By understanding the techniques outlined in this guide, you can elevate your native build process to new heights. This empowers you to achieve both speed and security, the cornerstones of a modern development environment. Understanding the nuances of cold, warm, and incremental builds equips you to choose the right approach for each situation. We've also unveiled the power of build caching, a technique that dramatically accelerates builds by reusing previously generated outputs. Mot importantly, implement security best practices. Regularly update your toolchain and enforce secure coding practices.

But remember, the journey doesn't stop there. In today's threat landscape, security is paramount. We've explored the ever-evolving security challenges that necessitate the continuous evolution of your build toolchain. Factors like operating system upgrades, hardware platform changes, and evolving security compliance requirements all demand a proactive approach to toolchain management.

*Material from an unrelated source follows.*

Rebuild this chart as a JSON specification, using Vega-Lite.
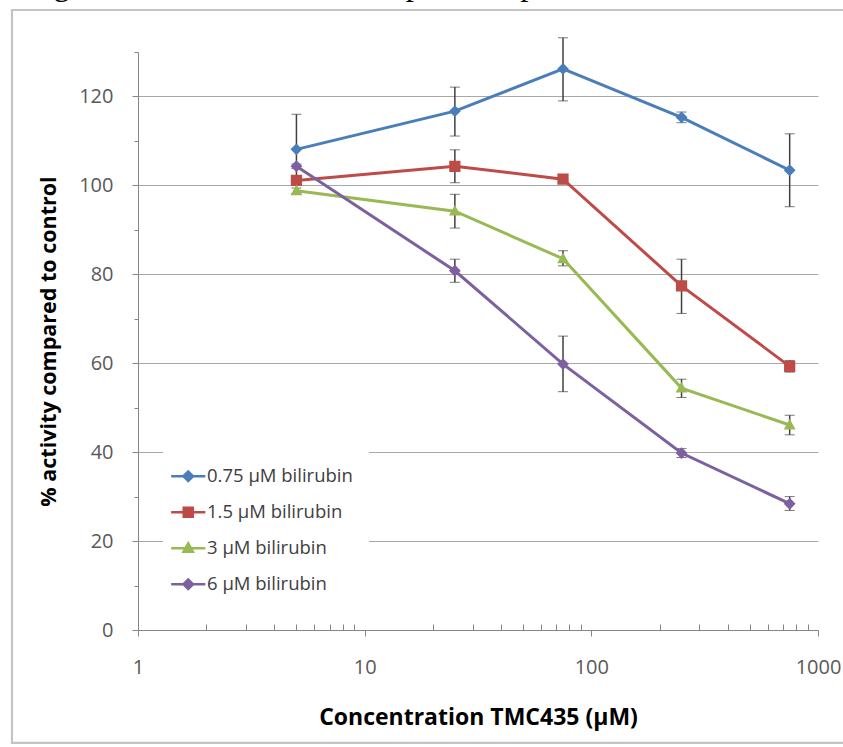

By embracing the strategies outlined in this guide, you can establish a secure and efficient native build process for your C and C++ code. This empowers your team to deliver innovative software with confidence, knowing that your build process is both robust and resilient.

By following these steps and leveraging the knowledge from this guide, you can build a secure and efficient native build process that propels your software development efforts forward.